- _WHAT IS EXPECTED_:
Reproduce the listing below character for character; drop every image.

— START OF DATA SECTION —

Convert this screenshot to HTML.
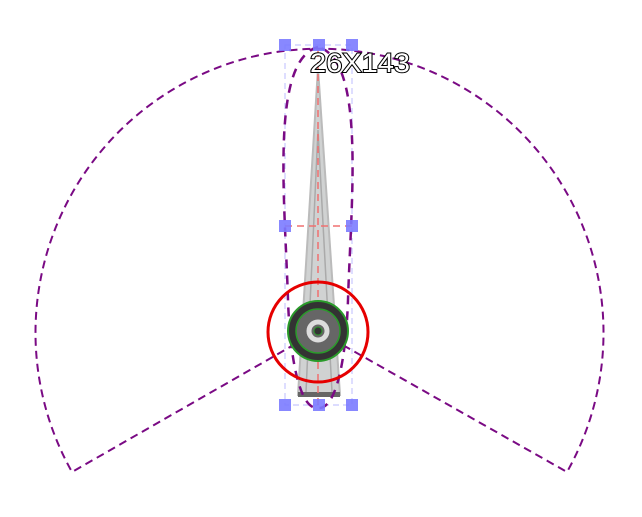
<!DOCTYPE html>
<html><head><meta charset="utf-8"><style>html,body{margin:0;padding:0;background:#fff}svg{display:block}</style></head>
<body>
<svg width="642" height="517" viewBox="0 0 642 517" xmlns="http://www.w3.org/2000/svg">
<path d="M318,331 L72,472 A284,284 0 1 1 567,472 Z" fill="none" stroke="#7a0a84" stroke-width="2" stroke-dasharray="8,5"/>
<rect x="285" y="45" width="67" height="360" fill="none" stroke="#c8c8ff" stroke-width="1.2" stroke-dasharray="6,4"/>
<path d="M318,68 L298,395 L340,395 Z" fill="#d0d2d2" stroke="#bbb" stroke-width="2"/>
<path d="M318,130 L306,392 M318,130 L332,392" stroke="#aaa" stroke-width="1.5" fill="none"/>
<rect x="298" y="392" width="42" height="5" fill="#666"/>
<path d="M318,47 C270,60 285,200 288,300 C290,360 300,410 318,408 C336,410 346,360 348,300 C351,200 366,60 318,47 Z" fill="none" stroke="#7a0a84" stroke-width="2.5" stroke-dasharray="9,7"/>
<line x1="318" y1="50" x2="318" y2="405" stroke="#f07070" stroke-width="1.5" stroke-dasharray="7,5"/>
<line x1="285" y1="226" x2="352" y2="226" stroke="#f07070" stroke-width="1.5" stroke-dasharray="7,5"/>
<circle cx="318" cy="331" r="30" fill="#333" stroke="#2a9a2a" stroke-width="2"/>
<circle cx="318" cy="331" r="22" fill="#666" stroke="#2a9a2a" stroke-width="1.5"/>
<circle cx="318" cy="331" r="9" fill="none" stroke="#ddd" stroke-width="5"/>
<circle cx="318" cy="331" r="4" fill="#333" stroke="#2a9a2a" stroke-width="1"/>
<circle cx="318" cy="332" r="50" fill="none" stroke="#e60000" stroke-width="3"/>
<g fill="#7b7bff" fill-opacity="0.9">
<rect x="279" y="39" width="12" height="12"/>
<rect x="313" y="39" width="12" height="12"/>
<rect x="346" y="39" width="12" height="12"/>
<rect x="279" y="220" width="12" height="12"/>
<rect x="346" y="220" width="12" height="12"/>
<rect x="279" y="399" width="12" height="12"/>
<rect x="313" y="399" width="12" height="12"/>
<rect x="346" y="399" width="12" height="12"/>
</g>
<text x="310" y="72" font-family="Liberation Sans, sans-serif" font-size="27" fill="#fff" stroke="#000" stroke-width="2" paint-order="stroke" textLength="100" lengthAdjust="spacingAndGlyphs">26X143</text>
</svg>
</body></html>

— END OF DATA SECTION —

- _SOLUTION FOR THIS TASK_:
Convert this screenshot to HTML.
<!DOCTYPE html>
<html><head><meta charset="utf-8"><style>html,body{margin:0;padding:0;background:#fff}svg{display:block}</style></head>
<body>
<svg width="642" height="517" viewBox="0 0 642 517" xmlns="http://www.w3.org/2000/svg">
<path d="M318,331 L72,472 A284,284 0 1 1 567,472 Z" fill="none" stroke="#7a0a84" stroke-width="2" stroke-dasharray="8,5"/>
<rect x="285" y="45" width="67" height="360" fill="none" stroke="#c8c8ff" stroke-width="1.2" stroke-dasharray="6,4"/>
<path d="M318,68 L298,395 L340,395 Z" fill="#d0d2d2" stroke="#bbb" stroke-width="2"/>
<path d="M318,130 L306,392 M318,130 L332,392" stroke="#aaa" stroke-width="1.5" fill="none"/>
<rect x="298" y="392" width="42" height="5" fill="#666"/>
<path d="M318,47 C270,60 285,200 288,300 C290,360 300,410 318,408 C336,410 346,360 348,300 C351,200 366,60 318,47 Z" fill="none" stroke="#7a0a84" stroke-width="2.5" stroke-dasharray="9,7"/>
<line x1="318" y1="50" x2="318" y2="405" stroke="#f07070" stroke-width="1.5" stroke-dasharray="7,5"/>
<line x1="285" y1="226" x2="352" y2="226" stroke="#f07070" stroke-width="1.5" stroke-dasharray="7,5"/>
<circle cx="318" cy="331" r="30" fill="#333" stroke="#2a9a2a" stroke-width="2"/>
<circle cx="318" cy="331" r="22" fill="#666" stroke="#2a9a2a" stroke-width="1.5"/>
<circle cx="318" cy="331" r="9" fill="none" stroke="#ddd" stroke-width="5"/>
<circle cx="318" cy="331" r="4" fill="#333" stroke="#2a9a2a" stroke-width="1"/>
<circle cx="318" cy="332" r="50" fill="none" stroke="#e60000" stroke-width="3"/>
<g fill="#7b7bff" fill-opacity="0.9">
<rect x="279" y="39" width="12" height="12"/>
<rect x="313" y="39" width="12" height="12"/>
<rect x="346" y="39" width="12" height="12"/>
<rect x="279" y="220" width="12" height="12"/>
<rect x="346" y="220" width="12" height="12"/>
<rect x="279" y="399" width="12" height="12"/>
<rect x="313" y="399" width="12" height="12"/>
<rect x="346" y="399" width="12" height="12"/>
</g>
<text x="310" y="72" font-family="Liberation Sans, sans-serif" font-size="27" fill="#fff" stroke="#000" stroke-width="2" paint-order="stroke" textLength="100" lengthAdjust="spacingAndGlyphs">26X143</text>
</svg>
</body></html>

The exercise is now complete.